Solution Development
Clients typically experience four pivotal points in their home care journey: first impressions, meeting my PSW, continuity of care and change of plans. These along with design principles helped to guide solution development to ensure the concepts were rooted in real needs.
Concept Storyboards
Two concepts were storyboarded, displayed on 8x4 ft panels, and brought into a co-creation session with stakeholders ranging from operations managers and tech specialists to PSWs. These provided a starting point for discussion and further ideation.
Co-creation Workshop
The half day co-creation workshop yielded invaluable insight and feedback. It prompted stakeholder buy-in and realigned priorities. This contributed to more robust service solution with the development of three components working across the experience.
Validation
Refined concepts were tested with clients in their homes and with PSWs on the go. Positive responses and feedback allowed for further refinement.
Outcome
Service Blueprint
The following service blueprint details the final service strategy with a focus on how each prototype relates to the client journey, and which stakeholders use them. It also highlights the interactions between the prototypes and pivotal moments across the client experience.

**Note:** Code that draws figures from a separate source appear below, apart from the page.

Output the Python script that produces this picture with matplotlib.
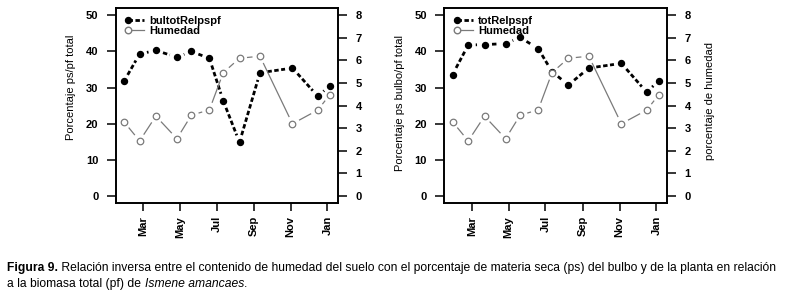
import matplotlib
matplotlib.use('Agg')
import matplotlib.pyplot as plt
import matplotlib.dates as mdates
from matplotlib.collections import LineCollection
from matplotlib.legend_handler import HandlerLine2DCompound
from matplotlib.lines import Line2D
import numpy as np
import pandas as pd

# fechas de muestreo
fechas = pd.to_datetime(['2009-01-28', '2009-02-23', '2009-03-22', '2009-04-26',
                         '2009-05-20', '2009-06-19', '2009-07-12', '2009-08-08',
                         '2009-09-11', '2009-11-04', '2009-12-16', '2010-01-05'])

# % ps/pf del bulbo y de la planta
bulbo = [31.7, 39.3, 40.3, 38.4, 40.0, 38.1, 26.3, 14.8, 34.1, 35.4, 27.6, 30.5]
planta = [33.6, 41.8, 41.9, 42.2, 43.9, 40.8, 34.4, 30.7, 35.4, 36.7, 28.7, 31.9]

# humedad del suelo
humedad = [3.28, 2.43, 3.53, 2.53, 3.57, 3.81, 5.46, 6.10, 6.19, 3.19, 3.80, 4.48]

yticks_izq = [0, 10, 20, 30, 40, 50]
yticks_der = [0, 1, 2, 3, 4, 5, 6, 7, 8]

FUENTE = ['Liberation Sans', 'DejaVu Sans']
plt.rcParams['font.family'] = FUENTE
GRIS = '#7a7a7a'
GAP = 7.5  # hueco en px alrededor de los puntos (tipo "b" de R)


class MarcadorIzq(HandlerLine2DCompound):
    # punto al inicio de la linea, como en la leyenda original
    def get_xdata(self, legend, xdescent, ydescent, width, height, fontsize):
        return [-xdescent, -xdescent + width], [-xdescent]


def segmentos(ax, x, y):
    pts = ax.transData.transform(np.column_stack([mdates.date2num(x), y]))
    inv = ax.transData.inverted()
    segs = []
    for p, q in zip(pts[:-1], pts[1:]):
        d = q - p
        L = np.hypot(*d)
        if L > 2 * GAP:
            u = d / L
            segs.append(inv.transform(np.array([p + u * GAP, q - u * GAP])))
    return segs


def panel(rect, serie, nombre, ylab_izq, ylab_der=None):
    ax = fig.add_axes(rect)
    ax2 = ax.twinx()

    xn = mdates.date2num(fechas)
    pad = 0.04 * (xn.max() - xn.min())
    ax.set_xlim(xn.min() - pad, xn.max() + pad)
    ax.set_ylim(-2, 52)
    ax2.set_ylim(-0.32, 8.32)

    ax.add_collection(LineCollection(segmentos(ax, fechas, serie), colors='black',
                                     linewidths=2, linestyles=[(0, (1.6, 0.9))]))
    ax.plot(fechas, serie, 'o', ms=4.3, color='black', zorder=3)

    ax2.add_collection(LineCollection(segmentos(ax2, fechas, humedad), colors=GRIS,
                                      linewidths=0.9))
    ax2.plot(fechas, humedad, 'o', ms=4.7, mfc='white', mec=GRIS, mew=0.9, zorder=3)

    ax.xaxis.set_major_locator(mdates.MonthLocator(bymonth=[1, 3, 5, 7, 9, 11]))
    ax.xaxis.set_major_formatter(mdates.DateFormatter('%b'))
    ax.set_yticks(yticks_izq)
    ax2.set_yticks(yticks_der)

    for a in (ax, ax2):
        for s in a.spines.values():
            s.set_linewidth(1.2)
        a.tick_params(axis='both', width=1.1, length=6.5, pad=6, labelsize=8)
        for lab in a.get_xticklabels() + a.get_yticklabels():
            lab.set_fontweight('bold')
    ax.tick_params(axis='x', length=6, pad=3.5, labelrotation=90)

    ax.set_ylabel(ylab_izq, fontsize=8, labelpad=7, loc='top')
    ax.yaxis.label.set_y(0.862)
    if ylab_der:
        ax2.set_ylabel(ylab_der, fontsize=8, labelpad=10, loc='top')
        ax2.yaxis.label.set_y(0.826)

    h1 = Line2D([], [], color='black', lw=2, dashes=(1.6, 0.9), marker='o', ms=4.3)
    h2 = Line2D([], [], color=GRIS, lw=0.9, marker='o', ms=4.7, mfc='white', mec=GRIS)
    ax.legend([h1, h2], [nombre, 'Humedad'], loc='upper left',
              bbox_to_anchor=(0.055, 0.96), frameon=False, borderpad=0,
              borderaxespad=0, handlelength=1.45, handletextpad=0.5,
              labelspacing=0.0, prop={'weight': 'bold', 'size': 8},
              handler_map={Line2D: MarcadorIzq()})
    return ax


fig = plt.figure(figsize=(7.92, 2.94), dpi=100)

panel([0.1461, 0.310, 0.2807, 0.662], bulbo, 'bultotRelpspf', 'Porcentaje ps/pf total')
panel([0.5610, 0.310, 0.2812, 0.662], planta, 'totRelpspf',
      'Porcentaje ps bulbo/pf total', 'porcentaje de humedad')

# pie de figura
narrow = ['Liberation Sans Narrow', 'Liberation Sans']
fs = 8.7
renderer = fig.canvas.get_renderer()
t = fig.text(0.009, 1 - 268 / 294, 'Figura 9.', fontsize=fs, weight='bold',
             family=narrow, va='center')
bb = t.get_window_extent(renderer)
fig.text(bb.x1 / fig.bbox.width, 1 - 268 / 294,
         ' Relación inversa entre el contenido de humedad del suelo con el porcentaje '
         'de materia seca (ps) del bulbo y de la planta en relación',
         fontsize=fs, family=narrow, va='center')
t = fig.text(0.009, 1 - 284 / 294, 'a la biomasa total (pf) de ', fontsize=fs,
             family=narrow, va='center')
bb = t.get_window_extent(renderer)
t = fig.text(bb.x1 / fig.bbox.width, 1 - 284 / 294, 'Ismene amancaes', fontsize=fs,
             family=narrow, style='italic', va='center')
bb = t.get_window_extent(renderer)
fig.text(bb.x1 / fig.bbox.width, 1 - 284 / 294, '.', fontsize=fs, family=narrow,
         va='center')

fig.savefig('out.png', dpi=100)
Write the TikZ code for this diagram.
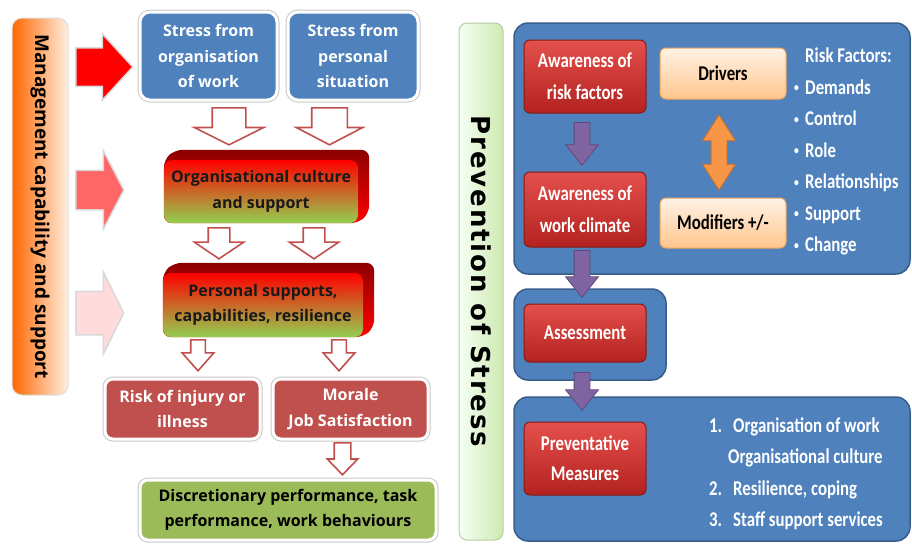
\documentclass[tikz,border=0pt]{standalone}
\usepackage{fontspec}
\setmainfont{Open Sans}
\newfontfamily\carl[FakeStretch=0.8]{Carlito}
\newfontfamily\dvs[LetterSpace=7]{DejaVu Sans}
\usetikzlibrary{shapes.arrows,backgrounds}

\definecolor{boxblue}{HTML}{4F81BD}
\definecolor{paneledge}{HTML}{385D8A}
\definecolor{rimgray}{HTML}{C8C8C8}
\definecolor{brick}{HTML}{C0504D}
\definecolor{leaf}{HTML}{9BBB59}
\definecolor{lime}{HTML}{92D050}
\definecolor{purp}{HTML}{8064A2}
\definecolor{purpd}{HTML}{5F497A}
\definecolor{tang}{HTML}{F79646}
\definecolor{tangd}{HTML}{D0701E}
\definecolor{stepred}{HTML}{E4504C}
\definecolor{stepdark}{HTML}{B3221F}

\newcommand{\bul}{\makebox[11pt][l]{\raisebox{2.5pt}{\fontsize{12}{12}\selectfont\textbullet}}}

\begin{document}
\begin{tikzpicture}[x=1pt, y=-1pt,
  lft/.style={font=\bfseries\fontsize{16}{25.5}\selectfont, align=center},
  rgt/.style={font=\carl\bfseries\fontsize{21}{31.5}\selectfont, align=center},
  rim/.style={draw=white, line width=3pt, preaction={draw=rimgray, line width=5pt}},
  stress/.style={lft, rim, rounded corners=10pt, fill=boxblue, text=white, minimum height=88pt},
  outcome/.style={lft, rim, rounded corners=8pt, minimum height=60pt},
  front/.style={lft, rounded corners=8pt, top color=red, middle color=orange!85!red, bottom color=lime, text=black!90},
  extr/.style={rounded corners=8pt, top color=red!55!black, bottom color=red},
  blk/.style={single arrow, anchor=tail, single arrow head indent=0pt, inner xsep=0pt, draw=rimgray!70, line width=1.5pt},
  hol/.style={single arrow, rotate=-90, anchor=tail, single arrow head indent=0pt, inner xsep=0pt, draw=brick, fill=white, line width=1.6pt},
  panel/.style={rounded corners=14pt, fill=boxblue, draw=paneledge, line width=1.5pt},
  redbox/.style={rgt, rounded corners=6pt, top color=stepred, bottom color=stepdark, draw=stepdark!75!black, line width=1pt, text=white, minimum width=122pt},
  peach/.style={rgt, rounded corners=6pt, top color=orange!10!white, bottom color=orange!45!white, draw=orange!60!brown!70, line width=1pt, minimum width=126pt},
  purarr/.style={single arrow, rotate=-90, anchor=tail, single arrow head indent=0pt, inner xsep=0pt, inner ysep=7.5pt, fill=purp, draw=purpd, line width=0.8pt, minimum width=32pt, single arrow head extend=8.5pt, single arrow tip angle=77}
]
\useasboundingbox (0,0) rectangle (912,544);

% --- Left: management bar and its arrows ---
\node[rotate=-90, minimum width=377pt, minimum height=56pt, rounded corners=10pt,
  left color=orange!80!red, middle color=orange!45!white, right color=orange!12!white,
  draw=rimgray!60, line width=1pt, font=\bfseries\fontsize{19}{19}\selectfont]
  (mgmt) at (40,206.5) {Management capability and support};

\node[blk, fill=red, minimum height=57pt, inner ysep=18.5pt, single arrow head extend=14pt, single arrow tip angle=95] (ra1) at (75,67) {};
\node[blk, fill=red!60!white, minimum height=48pt, inner ysep=19pt, single arrow head extend=19.5pt, single arrow tip angle=125] (ra2) at (75,190) {};
\node[blk, fill=red!14!white, minimum height=48pt, inner ysep=21pt, single arrow head extend=19pt, single arrow tip angle=127] (ra3) at (75,313) {};

% --- Left: sources of stress ---
\node[stress, minimum width=137pt] (orgw) at (208.5,56) {Stress from\\organisation\\of work};
\node[stress, minimum width=130pt] (pers) at (353,56) {Stress from\\personal\\situation};

% --- Left: 3D blocks ---
\node[front, minimum width=194pt, minimum height=63pt] (cult) at (261,191.5) {Organisational culture\\and support};
\node[front, minimum width=200pt, minimum height=64pt] (psup) at (263,305) {Personal supports,\\capabilities, resilience};
\begin{pgfonlayer}{background}
  \foreach \b in {cult,psup}
    \shade[extr] (\b.north west) -- ([shift={(11pt,10pt)}]\b.north west)
      -- ([shift={(11pt,10pt)}]\b.north east) -- ([shift={(11pt,10pt)}]\b.south east)
      -- (\b.south east) -- (\b.south west) -- cycle;
\end{pgfonlayer}

% --- Left: outcomes ---
\node[outcome, fill=brick, text=white, minimum width=155pt] (risk) at (182.5,409) {Risk of injury or\\illness};
\node[outcome, fill=brick, text=white, minimum width=155pt] (moral) at (350.5,409) {Morale\\Job Satisfaction};
\node[outcome, fill=leaf, minimum width=296pt] (perf) at (288,510) {Discretionary performance, task\\performance, work behaviours};

% --- Left: hollow arrows ---
\node[hol, minimum height=37pt, inner ysep=16pt, single arrow head extend=18pt, single arrow tip angle=127] (h1) at (229,107) {};
\node[hol, minimum height=37pt, inner ysep=17pt, single arrow head extend=15.5pt, single arrow tip angle=125] (h2) at (329.5,107) {};
\node[hol, minimum height=31pt, inner ysep=10pt, single arrow head extend=14pt, single arrow tip angle=112] (h3) at (219,227) {};
\node[hol, minimum height=31pt, inner ysep=10pt, single arrow head extend=14pt, single arrow tip angle=112] (h4) at (314,227) {};
\node[hol, minimum height=31pt, inner ysep=6.5pt, single arrow head extend=8.5pt, single arrow tip angle=83] (h5) at (198,339) {};
\node[hol, minimum height=31pt, inner ysep=6.5pt, single arrow head extend=8.5pt, single arrow tip angle=83] (h6) at (339,339) {};
\node[hol, minimum height=32pt, inner ysep=7.5pt, single arrow head extend=7pt, single arrow tip angle=88] (h7) at (342.5,442) {};

% --- Right: prevention bar and panels ---
\node[rotate=-90, minimum width=517pt, minimum height=44pt, rounded corners=8pt,
  left color=green!4!white, right color=lime!45!white, draw=lime!50!gray!60, line width=1pt,
  font=\dvs\bfseries\fontsize{26}{26}\selectfont]
  (prev) at (481,281.5) {Prevention of Stress};

\node[panel, minimum width=396pt, minimum height=251pt] (pnl1) at (712,148.5) {};
\node[panel, minimum width=152pt, minimum height=91pt] (pnl2) at (590,334.5) {};
\node[panel, minimum width=396pt, minimum height=144pt] (pnl3) at (712,469) {};

% --- Right: steps ---
\node[redbox, minimum height=73pt] (arisk) at (585,76.5) {Awareness of\\risk factors};
\node[redbox, minimum height=75pt] (aclim) at (585,209.5) {Awareness of\\work climate};
\node[redbox, minimum height=58pt] (asmt) at (585,333) {Assessment};
\node[redbox, minimum height=73pt, font=\carl\bfseries\fontsize{21}{30}\selectfont] (pmeas) at (585,458.5) {Preventative\\Measures};

\node[purarr, minimum height=43pt] (pa1) at (582,122) {};
\node[purarr, minimum height=47pt] (pa2) at (582,250) {};
\node[purarr, minimum height=38pt] (pa3) at (582,372) {};

% --- Right: drivers and modifiers ---
\node[peach, minimum height=51pt] (drv) at (723,73.5) {Drivers};
\node[peach, minimum height=50pt] (mod) at (723,223) {Modifiers +/-};
\node[double arrow, rotate=90, inner xsep=0pt, inner ysep=7.5pt, minimum height=75pt,
  double arrow head extend=8.5pt, double arrow tip angle=65, double arrow head indent=0pt,
  fill=tang, draw=tangd, line width=0.8pt] (dbl) at (719,152.5) {};

% --- Right: lists ---
\node[rgt, align=left, text=white, inner sep=0pt, anchor=north west] (rf) at (794,48)
  {\hphantom{\bul}Risk Factors:\\ \bul Demands\\ \bul Control\\ \bul Role\\
   \bul Relationships\\ \bul Support\\ \bul Change};
\node[rgt, align=left, text=white, inner sep=0pt, anchor=north west] (ml) at (709,417.5)
  {\makebox[24pt][l]{1.}Organisation of work\\ \hspace*{19pt}Organisational culture\\
   \makebox[24pt][l]{2.}Resilience, coping\\ \makebox[24pt][l]{3.}Staff support services};

\end{tikzpicture}
\end{document}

Medium Fidelity Prototypes
Medium to high fidelity prototypes were produced for each of the service components. This includes digital prototypes such as the on-boarding app, the client portrait and enhanced scheduling app. Additional prototypes include the Care Ambassador employment details, a day in the life and welcome folder. These prototypes are shown in action in the video at the beginning of this page.
Next Steps
Implementation
A comprehensive implementation booklet that describes the research, service strategy and next steps in detail was created to help Saint Elizabeth bring these solutions into reality.